22 Mar 2009

China plans to boost vehicle industry

7:31 am on 22 March 2009

China wants to boost its automobile industry by reducing the number of companies in the sector through mergers and promoting two or three carmakers to become the dominant players.

The government has unveiled its plans for auto industry reform two months after it approved stimulus measures, including tax cuts and subsidies, to help carmakers survive the global economic downturn.

The State Council, or cabinet, said on its website late on Friday that by 2011, it wanted to cut the number of major domestic automobile makers, responsible for 90% of domestic sales and output, from 14 to 10.

Under the scheme, two or three companies would be the industry heavyweights, capable of producing more than two million units a year, while four or five others would have annual output capacity of one million units.

It named four groups as possible nationwide leaders that should consider expansion through mergers and acquisitions -- FAW, Dongfeng Motor Corp, SAIC (Shanghai Automotive Industry Corp) and Chang'an Auto.

China wants to churn out 10 million vehicles this year, and has set a target of a 10% rise in annual output for 2009-2011.

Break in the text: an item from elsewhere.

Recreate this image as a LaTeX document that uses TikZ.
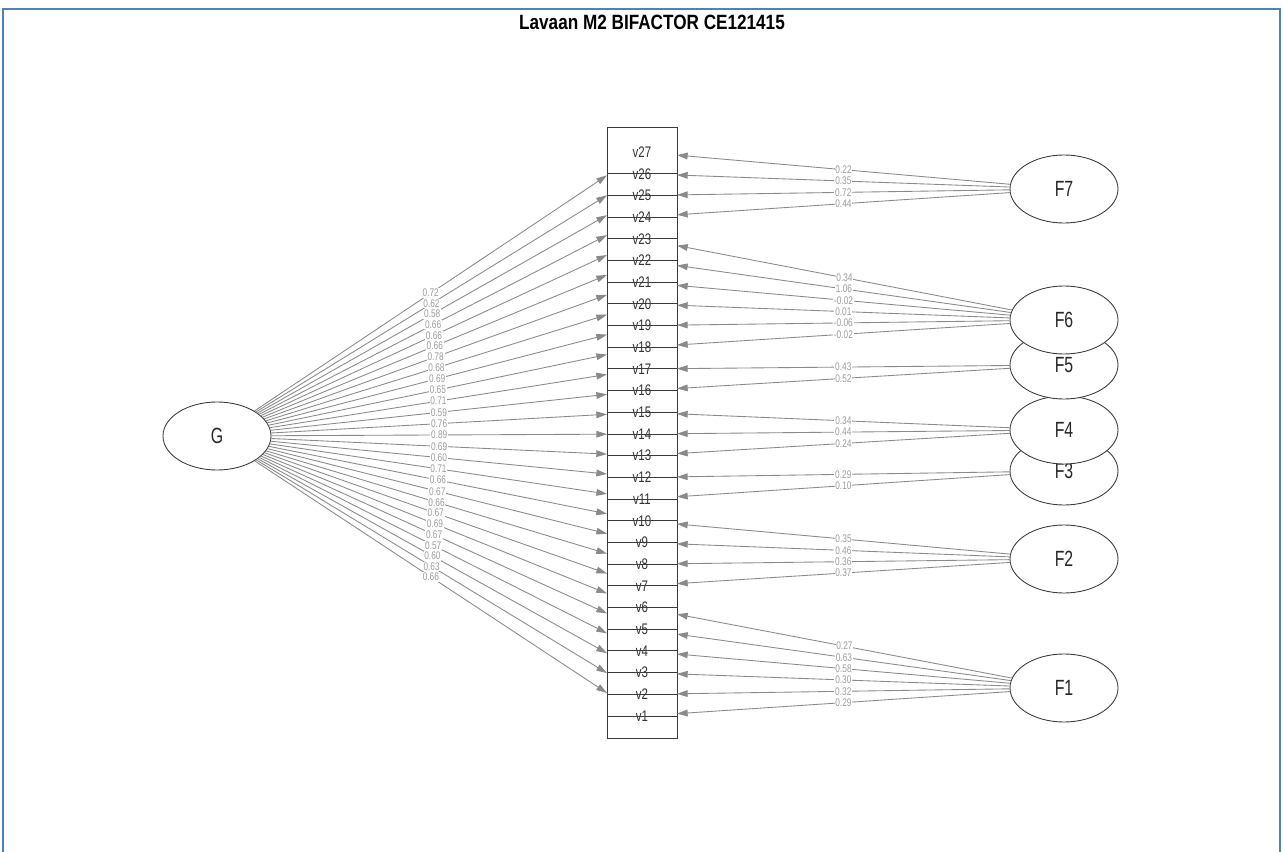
\documentclass[tikz,border=0pt]{standalone}
\usepackage{fontspec}
\setmainfont{Liberation Sans}
\newfontfamily\titlefont{Liberation Sans}[FakeStretch=0.83]
\newfontfamily\narrowfont{Liberation Sans}[FakeStretch=0.75]
\newfontfamily\latentfont{Liberation Sans}[FakeStretch=0.72]
\usetikzlibrary{shapes.geometric,arrows.meta}
\definecolor{frameblue}{HTML}{4F81BD}
\definecolor{edgegray}{HTML}{8A8A8A}
\definecolor{labgray}{HTML}{9C9C9C}
\definecolor{boxdark}{HTML}{3A3A3A}
\tikzset{
  latent/.style={ellipse, draw=boxdark, line width=0.65pt, fill=white, minimum width=81pt, minimum height=51pt, inner sep=0pt,
    font=\latentfont\fontsize{16.5}{19}\selectfont, text=black!85},
  vbox/.style={rectangle, draw=none, minimum width=52.5pt, minimum height=45pt, inner sep=0pt, outer sep=0pt,
    font=\narrowfont\fontsize{11.5}{13}\selectfont, text=black!80},
  load/.style={draw=edgegray, line width=0.65pt, -{Triangle[length=8pt,width=5pt]}},
  lab/.style={font=\narrowfont\fontsize{8.3}{9}\selectfont, text=labgray, fill=white, inner sep=0.6pt},
  boxline/.style={draw=boxdark, line width=0.75pt}
}
\begin{document}
\begin{tikzpicture}[x=0.75pt,y=-0.75pt]
\useasboundingbox (0,0) rectangle (1283,852);
\fill[white] (0,0) rectangle (1283,852);
\draw[frameblue, line width=1.6pt] (3,852) -- (3,9) -- (1280,9) -- (1280,852);
\node[font=\titlefont\bfseries\fontsize{15.5}{18}\selectfont] (title) at (652,22) {Lavaan M2 BIFACTOR CE121415};
% manifest variables
\foreach \k in {1,...,27} {
  \node[vbox] (v\k) at (642,{716-(\k-1)*21.69}) {v\k};
}
\draw[boxline] (607,128) rectangle (677,738);
\foreach \k in {1,...,26} {
  \draw[boxline] (v\k.west) -- (v\k.east);
}
% latent variables
\node[latent] (G) at (217,436) {G};
\node[latent] (F1) at (1064,688) {F1};
\node[latent] (F2) at (1064,559) {F2};
\node[latent] (F3) at (1064,471) {F3};
\node[latent] (F4) at (1064,430) {F4};
\node[latent] (F5) at (1064,365) {F5};
\node[latent] (F6) at (1064,320) {F6};
\node[latent] (F7) at (1064,189) {F7};
% general factor loadings
\foreach \k/\l in {27/0.72, 26/0.62, 25/0.58, 24/0.66, 23/0.66, 22/0.66, 21/0.78, 20/0.68, 19/0.69,
  18/0.65, 17/0.71, 16/0.59, 15/0.76, 14/0.89, 13/0.69, 12/0.60, 11/0.71, 10/0.66, 9/0.67,
  8/0.66, 7/0.67, 6/0.69, 5/0.67, 4/0.57, 3/0.60, 2/0.63, 1/0.66} {
  \draw[load] (G) -- node[lab] {\l} (v\k);
}
% specific factor loadings
\foreach \f/\k/\l in {F7/27/0.22, F7/26/0.35, F7/25/0.72, F7/24/0.44,
  F6/23/0.34, F6/22/1.06, F6/21/-0.02, F6/20/0.01, F6/19/-0.06, F6/18/-0.02,
  F5/17/0.43, F5/16/0.52,
  F4/15/0.34, F4/14/0.44, F4/13/0.24,
  F3/12/0.29, F3/11/0.10,
  F2/10/0.35, F2/9/0.46, F2/8/0.36, F2/7/0.37,
  F1/6/0.27, F1/5/0.63, F1/4/0.58, F1/3/0.30, F1/2/0.32, F1/1/0.29} {
  \draw[load] (\f) -- node[lab] {\l} (v\k);
}
\end{tikzpicture}
\end{document}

According to the China Association of Automobile Manufacturers, production last year reached 9.34 million units, up 5.21% from 2007.

In 2008, automobile sales growth shrank with an increase of just 6.7%, the first single-digit expansion since 1999 in a market used to growth rates of more than 20%.

But in February, China beat the United States to become the world's largest automobile market for a second consecutive month, with sales up nearly 25% from a year earlier, buoyed by the government's stimulus measures.